Anyway, last week he recommended I try the truffle cask finished ‘French’ single malt from Perigord Distillerie in the Dordogne. I didn’t, mostly because my memory was turning to crap already and I am really, really bad at following recommendations.
As a good copy of the American NDP (Non-Distiller Producer) stuff that’s been going on, the label states this whisky is produced by Perigord, but it doesn’t say they distilled it. Producing a whisky can also be buying whisky, finishing it and bottling it. Even just bottling it would be a product of your own, technically. Anyway, the confusing thing is that Perigord actually is a distillery, but the label nicely states that it is Scotch whisky in the bottle. Finished in truffle casks.
What the heck is a truffle cask? I guess in this case it is a cask used to give something a truffle infusion. I’ve a hard time finding out what it actually is. I get some related products online, most also from Perigord, and it is a spirit, but I guess it’s some kind of an infused brandy or so. If someone has more info, please help me out here.
The whisky then. As I was just standing in the shop collecting my bottles I didn’t really write tasting notes, but I do have some general finding.
The whisky is pretty decent. It’s not overly complex, it’s only 40% and I wouldn’t be surprised to find caramel coloring in it either. Of course, the website doesn’t give me much info either.

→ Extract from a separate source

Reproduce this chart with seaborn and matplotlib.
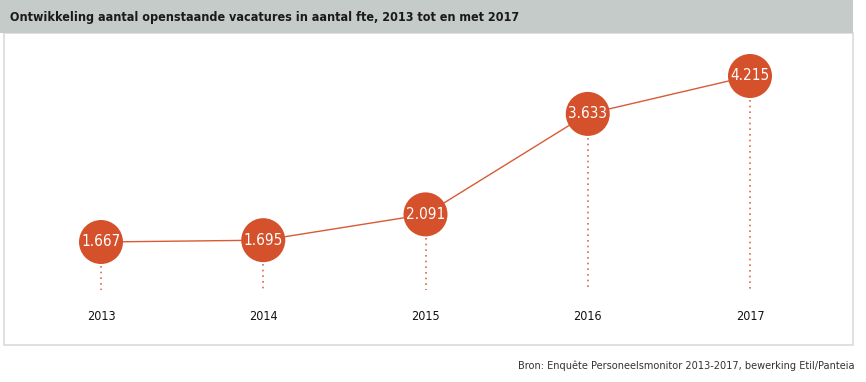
import matplotlib
matplotlib.use("Agg")
import matplotlib.pyplot as plt
import matplotlib.transforms as mtransforms
import seaborn as sns
import pandas as pd

years = [2013, 2014, 2015, 2016, 2017]
values = [1667, 1695, 2091, 3633, 4215]
value_labels = ["1.667", "1.695", "2.091", "3.633", "4.215"]
year_labels = ["2013", "2014", "2015", "2016", "2017"]
title = "Ontwikkeling aantal openstaande vacatures in aantal fte, 2013 tot en met 2017"
source = "Bron: Enquête Personeelsmonitor 2013-2017, bewerking Etil/Panteia"

sns.set_theme(style="white")
FAM = ["DejaVu Sans"]
plt.rcParams["font.family"] = FAM
COND = dict(family=FAM, fontstretch="condensed")

W, H = 866, 382
fig = plt.figure(figsize=(W / 100, H / 100), dpi=100)
fig.patch.set_facecolor("white")

def fx(px):
    return px / W

def fy(py):
    return 1 - py / H

ORANGE = "#d4512b"

# Panel box
box = plt.Rectangle((fx(4), fy(345)), fx(853 - 4), (345 - 33) / H, transform=fig.transFigure,
                    facecolor="white", edgecolor="#d9dcdb", linewidth=1.2, zorder=-2)
fig.patches.append(box)
# Title bar
bar = plt.Rectangle((0, fy(33)), fx(853), 33 / H, transform=fig.transFigure,
                    facecolor="#c5cbc8", edgecolor="none", zorder=-1)
fig.patches.append(bar)

fig.text(fx(10), fy(17), title, fontsize=9, fontweight="bold", color="#1a1a1a",
         va="center", ha="left", **COND)
fig.text(fx(855), fy(366), source, fontsize=7.8, color="#333333", va="center", ha="right",
         **COND)

ax = fig.add_axes([0, 0, 1, 1])
ax.set_facecolor("none")
ax.axis("off")

# mapping: 2013 -> x=101 px, 162.25 px/year ; 1667 -> y=242 px, 4215 -> y=76 px
px_per_year = 162.25
x0 = 2013 - 101 / px_per_year
ax.set_xlim(x0, x0 + W / px_per_year)
units_per_px = (4215 - 1667) / (242 - 76)
ytop = 1667 + 242 * units_per_px
ybot = 1667 - (H - 242) * units_per_px
ax.set_ylim(ybot, ytop)

df = pd.DataFrame({"year": years, "value": values})

# dotted drop lines
trans = mtransforms.blended_transform_factory(ax.transData, ax.transAxes)
base_y = 1 - 290 / H
for yr, v in zip(years, values):
    py_center = (ytop - v) / units_per_px
    ax.plot([yr, yr], [1 - (py_center + 24) / H, base_y], transform=trans,
            color="#dc6a48", linestyle=(0, (1, 2.4)), linewidth=1.2, zorder=1)

sns.lineplot(data=df, x="year", y="value", ax=ax, color="#d85a36", linewidth=1.0, zorder=2)
sns.scatterplot(data=df, x="year", y="value", ax=ax, color=ORANGE, s=(44 * 0.72) ** 2,
                edgecolor="none", linewidth=0, zorder=3)

for yr, v, lab in zip(years, values, value_labels):
    ax.text(yr, v, lab, color="white", fontsize=11, ha="center", va="center",
            zorder=4, **COND)

for yr, lab in zip(years, year_labels):
    ax.text(yr, 1 - 316 / H, lab, transform=trans, color="#111111", fontsize=9,
            ha="center", va="center", **COND)

ax.set_xlabel("")
ax.set_ylabel("")
fig.savefig("out.png", dpi=100, facecolor="white")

On the nose you don’t pick up anything strange. It’s a very smooth and gentle dram, that shows the slightly fruity characteristics of a Speyside dram. A bit in range of Tamdhu, or Deveron/Macduff. It’s on the palate that you get a very slight savory note, like when your paste has some truffle on it.
I was afraid that this would turn out to be a truffle oil with alcohol instead of the whisky that it is. Some chefs overuse the stuff which can turn out really hideous. Some oils have too much of it too. In this case they kept it to a minimum. Just enough to notice.
I actually quite liked this dram. Not on a level that I’m going to get my hands on a bottle of it, since I don’t think this is something you’d enjoy long enough to finish a bottle of. Although, if I was on holiday in the area, I’d sure buy a bottle since it would then be a very tasty souvenir as well a decent bunch of booze.
So, something rather interesting. Not as bad as I would have guessed when someone would’ve just told me I’d be having a truffle cask finished whisky. On the other hand, you do taste something different, but I would never have recognized it as truffle.
Thanks to Richard of Zeewijck for letting me try this!
A bottle should set you back a little over € 40.